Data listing
____
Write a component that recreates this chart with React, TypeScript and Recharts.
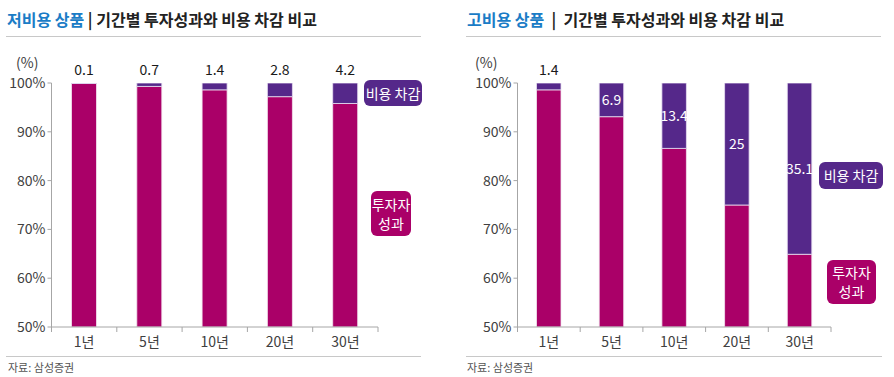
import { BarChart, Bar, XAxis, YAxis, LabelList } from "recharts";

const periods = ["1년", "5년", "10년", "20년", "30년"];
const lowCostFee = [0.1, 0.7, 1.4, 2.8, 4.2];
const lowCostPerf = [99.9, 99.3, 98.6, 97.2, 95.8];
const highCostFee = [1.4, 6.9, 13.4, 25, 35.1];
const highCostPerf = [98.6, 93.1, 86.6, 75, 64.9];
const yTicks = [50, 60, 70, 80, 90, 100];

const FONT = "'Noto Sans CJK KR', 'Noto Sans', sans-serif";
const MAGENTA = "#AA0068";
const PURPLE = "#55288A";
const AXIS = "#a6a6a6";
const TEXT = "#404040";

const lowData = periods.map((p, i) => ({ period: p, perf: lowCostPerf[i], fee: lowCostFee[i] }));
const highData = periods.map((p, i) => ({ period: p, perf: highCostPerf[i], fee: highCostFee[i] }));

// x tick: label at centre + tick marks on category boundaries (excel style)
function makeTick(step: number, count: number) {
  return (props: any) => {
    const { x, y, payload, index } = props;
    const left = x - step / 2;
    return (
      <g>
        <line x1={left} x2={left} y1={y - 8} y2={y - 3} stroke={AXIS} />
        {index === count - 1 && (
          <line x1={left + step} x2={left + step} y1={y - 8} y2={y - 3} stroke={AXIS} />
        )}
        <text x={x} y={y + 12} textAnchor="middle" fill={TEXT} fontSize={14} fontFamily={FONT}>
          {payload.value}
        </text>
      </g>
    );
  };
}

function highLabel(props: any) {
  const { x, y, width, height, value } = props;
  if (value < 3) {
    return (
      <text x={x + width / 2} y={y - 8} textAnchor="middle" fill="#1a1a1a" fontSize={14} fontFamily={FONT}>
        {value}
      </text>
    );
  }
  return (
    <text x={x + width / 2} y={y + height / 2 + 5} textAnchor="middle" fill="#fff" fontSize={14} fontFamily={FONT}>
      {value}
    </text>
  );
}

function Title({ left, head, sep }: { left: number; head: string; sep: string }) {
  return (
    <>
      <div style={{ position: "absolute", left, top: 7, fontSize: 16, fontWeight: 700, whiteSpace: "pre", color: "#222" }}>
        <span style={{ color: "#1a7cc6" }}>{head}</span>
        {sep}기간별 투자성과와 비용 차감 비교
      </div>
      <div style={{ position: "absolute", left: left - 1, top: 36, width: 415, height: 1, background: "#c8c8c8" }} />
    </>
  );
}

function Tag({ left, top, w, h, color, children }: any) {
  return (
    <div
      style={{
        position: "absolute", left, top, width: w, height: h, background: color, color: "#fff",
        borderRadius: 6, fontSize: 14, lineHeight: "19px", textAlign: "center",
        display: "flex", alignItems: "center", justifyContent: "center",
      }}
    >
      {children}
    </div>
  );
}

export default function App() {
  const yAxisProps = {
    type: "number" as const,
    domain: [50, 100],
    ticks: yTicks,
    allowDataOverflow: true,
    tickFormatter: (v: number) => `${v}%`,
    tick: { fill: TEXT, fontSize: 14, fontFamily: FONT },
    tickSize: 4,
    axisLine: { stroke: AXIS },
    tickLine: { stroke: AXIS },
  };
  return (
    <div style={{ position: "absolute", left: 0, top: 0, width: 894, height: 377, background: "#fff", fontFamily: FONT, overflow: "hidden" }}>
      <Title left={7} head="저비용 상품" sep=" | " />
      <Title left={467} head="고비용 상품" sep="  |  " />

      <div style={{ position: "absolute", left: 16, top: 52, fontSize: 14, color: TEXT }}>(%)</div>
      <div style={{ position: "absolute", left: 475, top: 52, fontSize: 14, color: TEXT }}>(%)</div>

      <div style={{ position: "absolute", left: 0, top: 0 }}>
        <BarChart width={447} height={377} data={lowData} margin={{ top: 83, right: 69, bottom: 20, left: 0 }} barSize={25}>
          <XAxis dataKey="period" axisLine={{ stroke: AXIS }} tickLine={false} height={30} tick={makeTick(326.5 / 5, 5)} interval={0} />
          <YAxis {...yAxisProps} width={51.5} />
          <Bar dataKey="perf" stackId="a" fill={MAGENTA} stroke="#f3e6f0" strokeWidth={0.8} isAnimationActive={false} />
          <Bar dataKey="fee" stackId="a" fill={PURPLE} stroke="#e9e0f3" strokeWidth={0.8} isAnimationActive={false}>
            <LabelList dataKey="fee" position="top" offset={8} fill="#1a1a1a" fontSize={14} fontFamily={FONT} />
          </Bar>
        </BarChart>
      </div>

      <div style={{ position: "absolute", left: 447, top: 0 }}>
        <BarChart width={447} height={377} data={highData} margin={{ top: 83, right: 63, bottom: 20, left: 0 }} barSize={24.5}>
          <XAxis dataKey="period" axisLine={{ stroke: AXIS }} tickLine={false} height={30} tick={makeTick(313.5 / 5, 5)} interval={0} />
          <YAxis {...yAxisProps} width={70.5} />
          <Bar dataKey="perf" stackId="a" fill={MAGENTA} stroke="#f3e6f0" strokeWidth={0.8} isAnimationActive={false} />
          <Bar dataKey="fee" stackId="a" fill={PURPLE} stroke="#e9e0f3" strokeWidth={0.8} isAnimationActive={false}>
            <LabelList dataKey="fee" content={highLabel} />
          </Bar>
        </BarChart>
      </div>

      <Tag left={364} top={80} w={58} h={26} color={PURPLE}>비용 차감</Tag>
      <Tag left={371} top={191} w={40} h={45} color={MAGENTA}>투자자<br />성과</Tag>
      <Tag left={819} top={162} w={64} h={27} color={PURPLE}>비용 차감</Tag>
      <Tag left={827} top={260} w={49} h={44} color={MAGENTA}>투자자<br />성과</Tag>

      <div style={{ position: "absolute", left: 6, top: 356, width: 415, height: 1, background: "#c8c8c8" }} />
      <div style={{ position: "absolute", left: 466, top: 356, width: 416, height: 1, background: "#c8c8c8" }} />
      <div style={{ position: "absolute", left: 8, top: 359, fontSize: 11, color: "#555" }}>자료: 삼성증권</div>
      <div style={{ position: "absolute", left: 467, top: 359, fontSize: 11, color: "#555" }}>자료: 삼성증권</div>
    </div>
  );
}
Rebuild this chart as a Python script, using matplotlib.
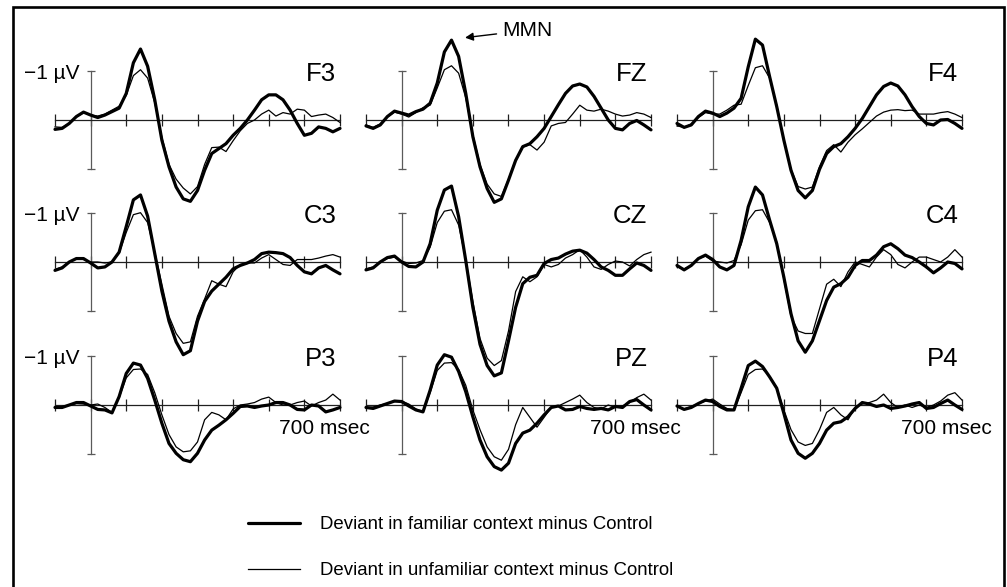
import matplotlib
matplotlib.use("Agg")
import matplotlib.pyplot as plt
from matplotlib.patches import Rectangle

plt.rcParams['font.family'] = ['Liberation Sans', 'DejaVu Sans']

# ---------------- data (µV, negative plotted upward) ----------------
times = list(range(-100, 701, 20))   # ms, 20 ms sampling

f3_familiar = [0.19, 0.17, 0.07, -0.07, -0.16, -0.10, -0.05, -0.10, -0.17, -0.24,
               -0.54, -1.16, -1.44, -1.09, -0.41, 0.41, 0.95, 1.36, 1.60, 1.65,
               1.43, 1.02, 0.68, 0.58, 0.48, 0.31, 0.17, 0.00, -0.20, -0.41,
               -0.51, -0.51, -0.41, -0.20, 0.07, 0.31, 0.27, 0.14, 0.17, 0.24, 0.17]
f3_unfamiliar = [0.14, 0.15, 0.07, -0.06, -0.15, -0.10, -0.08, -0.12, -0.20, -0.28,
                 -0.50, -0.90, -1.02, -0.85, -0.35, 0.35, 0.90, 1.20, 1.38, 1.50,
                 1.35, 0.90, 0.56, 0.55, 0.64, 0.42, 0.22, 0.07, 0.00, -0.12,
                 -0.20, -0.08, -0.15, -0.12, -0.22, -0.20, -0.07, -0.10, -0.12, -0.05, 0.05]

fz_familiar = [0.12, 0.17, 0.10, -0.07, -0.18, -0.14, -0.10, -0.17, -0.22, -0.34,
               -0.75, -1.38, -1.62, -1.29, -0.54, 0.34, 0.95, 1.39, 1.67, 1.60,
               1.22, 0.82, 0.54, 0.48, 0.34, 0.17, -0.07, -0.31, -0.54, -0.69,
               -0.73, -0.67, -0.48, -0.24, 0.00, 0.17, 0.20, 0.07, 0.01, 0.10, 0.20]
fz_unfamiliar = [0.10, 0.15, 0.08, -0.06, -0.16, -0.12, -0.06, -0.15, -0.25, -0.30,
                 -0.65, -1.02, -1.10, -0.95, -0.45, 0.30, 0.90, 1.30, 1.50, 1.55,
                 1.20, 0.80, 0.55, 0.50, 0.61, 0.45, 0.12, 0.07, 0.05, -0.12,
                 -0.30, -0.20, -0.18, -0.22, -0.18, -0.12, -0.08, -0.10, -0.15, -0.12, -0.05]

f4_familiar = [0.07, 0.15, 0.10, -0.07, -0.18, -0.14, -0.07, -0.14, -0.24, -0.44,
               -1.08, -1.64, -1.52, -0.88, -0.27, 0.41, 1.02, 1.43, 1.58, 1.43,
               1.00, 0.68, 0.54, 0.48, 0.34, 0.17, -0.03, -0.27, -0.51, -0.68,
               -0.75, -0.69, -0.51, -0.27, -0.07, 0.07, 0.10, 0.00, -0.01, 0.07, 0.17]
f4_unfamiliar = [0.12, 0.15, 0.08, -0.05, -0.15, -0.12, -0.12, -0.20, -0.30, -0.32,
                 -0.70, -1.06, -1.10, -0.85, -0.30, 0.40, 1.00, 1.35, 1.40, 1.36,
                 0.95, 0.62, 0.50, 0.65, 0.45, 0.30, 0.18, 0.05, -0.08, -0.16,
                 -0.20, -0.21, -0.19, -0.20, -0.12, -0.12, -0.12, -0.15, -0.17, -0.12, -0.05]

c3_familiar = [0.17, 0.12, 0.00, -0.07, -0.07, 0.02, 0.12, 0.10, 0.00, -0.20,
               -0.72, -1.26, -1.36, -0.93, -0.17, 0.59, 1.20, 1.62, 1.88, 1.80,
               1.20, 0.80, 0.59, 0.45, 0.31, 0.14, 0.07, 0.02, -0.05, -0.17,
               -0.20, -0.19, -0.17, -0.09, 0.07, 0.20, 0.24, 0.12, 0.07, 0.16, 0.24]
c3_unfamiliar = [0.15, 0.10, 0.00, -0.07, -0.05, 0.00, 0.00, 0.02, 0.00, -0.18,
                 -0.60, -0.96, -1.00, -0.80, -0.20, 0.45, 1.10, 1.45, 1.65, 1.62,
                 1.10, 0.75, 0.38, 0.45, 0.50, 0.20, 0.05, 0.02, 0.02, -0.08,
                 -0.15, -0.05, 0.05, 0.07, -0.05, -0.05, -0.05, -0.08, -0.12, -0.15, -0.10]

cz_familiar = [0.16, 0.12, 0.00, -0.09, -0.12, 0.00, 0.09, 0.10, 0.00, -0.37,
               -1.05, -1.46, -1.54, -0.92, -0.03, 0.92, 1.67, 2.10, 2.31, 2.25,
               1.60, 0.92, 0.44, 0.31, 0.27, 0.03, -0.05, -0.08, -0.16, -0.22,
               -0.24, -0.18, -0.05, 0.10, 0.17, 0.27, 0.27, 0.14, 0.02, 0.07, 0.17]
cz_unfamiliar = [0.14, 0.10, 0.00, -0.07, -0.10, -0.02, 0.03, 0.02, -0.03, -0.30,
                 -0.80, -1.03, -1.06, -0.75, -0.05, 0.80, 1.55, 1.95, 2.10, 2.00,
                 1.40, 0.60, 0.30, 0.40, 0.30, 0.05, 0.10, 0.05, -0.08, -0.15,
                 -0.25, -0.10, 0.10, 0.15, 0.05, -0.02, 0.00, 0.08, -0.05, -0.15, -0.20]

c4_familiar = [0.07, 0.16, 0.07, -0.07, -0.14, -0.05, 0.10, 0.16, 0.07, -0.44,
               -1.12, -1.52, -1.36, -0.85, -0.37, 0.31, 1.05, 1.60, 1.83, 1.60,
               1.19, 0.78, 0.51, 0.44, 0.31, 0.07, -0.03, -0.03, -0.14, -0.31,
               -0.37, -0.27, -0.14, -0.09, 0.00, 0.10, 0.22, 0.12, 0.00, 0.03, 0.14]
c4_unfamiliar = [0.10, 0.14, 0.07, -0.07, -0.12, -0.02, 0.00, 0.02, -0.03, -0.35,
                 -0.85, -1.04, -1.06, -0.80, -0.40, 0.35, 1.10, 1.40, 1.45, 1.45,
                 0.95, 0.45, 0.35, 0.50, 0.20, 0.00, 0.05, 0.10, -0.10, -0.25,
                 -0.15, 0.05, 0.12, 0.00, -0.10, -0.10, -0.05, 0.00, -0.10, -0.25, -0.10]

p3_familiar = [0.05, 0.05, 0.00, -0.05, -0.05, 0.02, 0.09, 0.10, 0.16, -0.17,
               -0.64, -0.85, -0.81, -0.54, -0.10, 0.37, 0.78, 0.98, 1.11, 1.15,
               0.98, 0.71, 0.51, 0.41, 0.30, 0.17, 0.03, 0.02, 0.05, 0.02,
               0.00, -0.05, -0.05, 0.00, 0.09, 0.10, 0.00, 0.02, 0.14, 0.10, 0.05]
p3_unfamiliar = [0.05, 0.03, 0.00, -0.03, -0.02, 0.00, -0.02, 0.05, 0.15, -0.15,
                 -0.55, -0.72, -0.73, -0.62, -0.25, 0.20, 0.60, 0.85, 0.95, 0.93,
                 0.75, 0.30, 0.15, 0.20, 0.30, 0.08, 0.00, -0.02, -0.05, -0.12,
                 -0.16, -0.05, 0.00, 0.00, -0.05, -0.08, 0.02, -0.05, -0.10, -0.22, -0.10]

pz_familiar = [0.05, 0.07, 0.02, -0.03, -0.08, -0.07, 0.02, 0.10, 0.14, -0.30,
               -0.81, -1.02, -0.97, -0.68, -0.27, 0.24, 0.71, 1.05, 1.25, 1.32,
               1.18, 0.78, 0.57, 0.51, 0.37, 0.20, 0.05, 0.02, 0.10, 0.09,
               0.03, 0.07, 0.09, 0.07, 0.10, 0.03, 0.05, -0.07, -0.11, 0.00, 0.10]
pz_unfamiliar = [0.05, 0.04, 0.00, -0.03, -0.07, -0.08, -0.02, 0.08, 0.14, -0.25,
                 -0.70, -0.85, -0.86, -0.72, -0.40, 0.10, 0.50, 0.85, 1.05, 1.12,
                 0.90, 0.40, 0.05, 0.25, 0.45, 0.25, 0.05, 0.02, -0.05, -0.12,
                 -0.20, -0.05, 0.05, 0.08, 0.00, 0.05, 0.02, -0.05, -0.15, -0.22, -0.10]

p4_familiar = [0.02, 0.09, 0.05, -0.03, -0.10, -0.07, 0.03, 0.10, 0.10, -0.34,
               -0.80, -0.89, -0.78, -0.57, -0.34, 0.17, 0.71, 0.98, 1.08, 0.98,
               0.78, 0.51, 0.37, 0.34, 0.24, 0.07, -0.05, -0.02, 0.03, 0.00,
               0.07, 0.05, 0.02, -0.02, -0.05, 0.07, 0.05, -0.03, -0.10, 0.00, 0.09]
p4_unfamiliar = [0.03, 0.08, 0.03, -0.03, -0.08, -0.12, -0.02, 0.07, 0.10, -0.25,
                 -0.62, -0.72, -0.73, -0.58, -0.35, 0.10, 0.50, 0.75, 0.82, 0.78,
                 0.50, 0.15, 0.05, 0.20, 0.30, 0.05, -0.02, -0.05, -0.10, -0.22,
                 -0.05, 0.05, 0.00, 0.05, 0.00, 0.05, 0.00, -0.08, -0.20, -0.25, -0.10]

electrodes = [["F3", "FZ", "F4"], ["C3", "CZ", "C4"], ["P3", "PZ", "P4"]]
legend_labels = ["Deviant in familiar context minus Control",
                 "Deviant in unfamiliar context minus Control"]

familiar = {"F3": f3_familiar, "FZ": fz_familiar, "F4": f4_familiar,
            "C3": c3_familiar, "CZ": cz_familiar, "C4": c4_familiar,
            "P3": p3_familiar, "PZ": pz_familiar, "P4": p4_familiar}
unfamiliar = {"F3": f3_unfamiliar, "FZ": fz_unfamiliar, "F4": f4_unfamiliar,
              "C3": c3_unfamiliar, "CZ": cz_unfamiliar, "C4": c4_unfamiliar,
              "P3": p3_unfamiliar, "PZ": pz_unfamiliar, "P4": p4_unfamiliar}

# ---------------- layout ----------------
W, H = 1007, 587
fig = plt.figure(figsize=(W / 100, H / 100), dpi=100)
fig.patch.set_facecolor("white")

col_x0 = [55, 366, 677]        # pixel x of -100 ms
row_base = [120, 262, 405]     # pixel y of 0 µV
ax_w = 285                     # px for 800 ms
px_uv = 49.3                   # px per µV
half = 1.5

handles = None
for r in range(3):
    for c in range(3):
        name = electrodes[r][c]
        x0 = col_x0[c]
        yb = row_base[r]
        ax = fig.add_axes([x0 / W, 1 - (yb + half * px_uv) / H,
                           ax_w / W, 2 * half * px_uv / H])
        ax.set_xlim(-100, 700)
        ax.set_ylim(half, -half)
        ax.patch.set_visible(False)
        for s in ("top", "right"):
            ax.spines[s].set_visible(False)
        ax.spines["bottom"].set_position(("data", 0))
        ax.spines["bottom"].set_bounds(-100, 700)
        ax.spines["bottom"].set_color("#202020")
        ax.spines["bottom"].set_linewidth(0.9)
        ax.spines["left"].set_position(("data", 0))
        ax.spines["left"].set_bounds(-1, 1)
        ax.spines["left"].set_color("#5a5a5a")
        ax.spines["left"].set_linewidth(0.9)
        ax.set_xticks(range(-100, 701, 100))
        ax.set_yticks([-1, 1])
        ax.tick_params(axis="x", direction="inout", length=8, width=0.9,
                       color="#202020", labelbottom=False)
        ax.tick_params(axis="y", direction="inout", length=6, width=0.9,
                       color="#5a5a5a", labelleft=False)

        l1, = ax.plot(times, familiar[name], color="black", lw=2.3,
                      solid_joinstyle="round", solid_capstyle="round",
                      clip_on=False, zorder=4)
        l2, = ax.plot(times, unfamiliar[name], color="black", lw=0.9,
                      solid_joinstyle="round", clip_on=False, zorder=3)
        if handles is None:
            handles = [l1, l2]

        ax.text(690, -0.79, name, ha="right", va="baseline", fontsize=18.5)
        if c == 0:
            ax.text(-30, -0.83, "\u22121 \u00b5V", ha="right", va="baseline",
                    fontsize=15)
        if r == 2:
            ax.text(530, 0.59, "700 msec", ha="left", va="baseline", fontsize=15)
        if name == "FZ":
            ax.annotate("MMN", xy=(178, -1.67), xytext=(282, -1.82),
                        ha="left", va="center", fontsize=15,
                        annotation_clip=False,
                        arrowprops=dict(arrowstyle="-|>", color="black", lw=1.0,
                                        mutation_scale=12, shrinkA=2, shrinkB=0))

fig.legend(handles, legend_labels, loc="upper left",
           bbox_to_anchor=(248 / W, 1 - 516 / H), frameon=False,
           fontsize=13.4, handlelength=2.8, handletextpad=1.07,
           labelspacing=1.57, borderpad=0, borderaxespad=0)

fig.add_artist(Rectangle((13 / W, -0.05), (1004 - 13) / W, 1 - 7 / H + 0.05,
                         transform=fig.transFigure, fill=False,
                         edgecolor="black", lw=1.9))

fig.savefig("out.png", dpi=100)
____
REQUIRED WORK
Collect each line containing the string "matplotlib".

TASK ANSWER
Rebuild this chart as a Python script, using matplotlib.
import matplotlib
matplotlib.use("Agg")
import matplotlib.pyplot as plt
from matplotlib.patches import Rectangle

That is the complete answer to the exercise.